Backflip is building a foundation model for mechanical design to enable hundreds of millions of people to create physical objects as easily as imagining them, addressing the current limitation of mechanical design being a bottleneck in the physical world due to the scarcity of CAD experts.
Requirements
- You’ve built and maintained ML data pipelines at scale, ideally for foundation or generative models, that shipped into production in the real world.
- You have deep experience with data engineering for ML, including distributed systems, data extraction, transformation, and loading, and large-scale data processing (e.g. PySpark, Beam, Ray, or similar).
- You’re fluent in Python and experienced with ML frameworks and data formats (Parquet, TFRecord, HuggingFace datasets, etc.).
- You’ve developed data augmentation, sampling, or curation strategies that improved model performance.
- You are comfortable working with a variety of complex data formats, e.g. for 3D geometry kernels or rendering engines.
- You have an interest in math, geometry, topology, rendering, or computational geometry.

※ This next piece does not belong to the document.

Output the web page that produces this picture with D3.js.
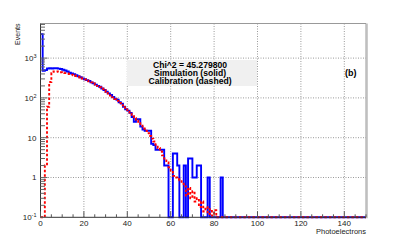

- You’ve worked in 3D printing, CAD, or computer graphics domains.
Responsibilities
- Architect and own Backflip’s ML data pipeline, from ingestion to processing to evaluation.
- Define data strategy: establish best practices for data augmentation, filtering, and sampling at scale.
- Design scalable data systems for multimodal training (text, geometry, CAD, and more).
- Develop and automate data collection, curation, and validation workflows.
- Collaborate with MLEs to design and execute experiments that measure and improve model performance.
- Build tools and metrics for dataset analysis, monitoring, and quality assurance.
- Contribute to model development through insights grounded in data, shaping what, how, and when we train.
Other
- This is a core leadership role within the AI team.
- You think like both an engineer and an experimentalist: curious, analytical, and grounded in evidence.
- You collaborate well across AI development, infra, and product, and enjoy building the data systems that make great models possible.
- You care deeply about data quality, reproducibility, and scalability.
- You’re excited to help shape the future of AI for physical design.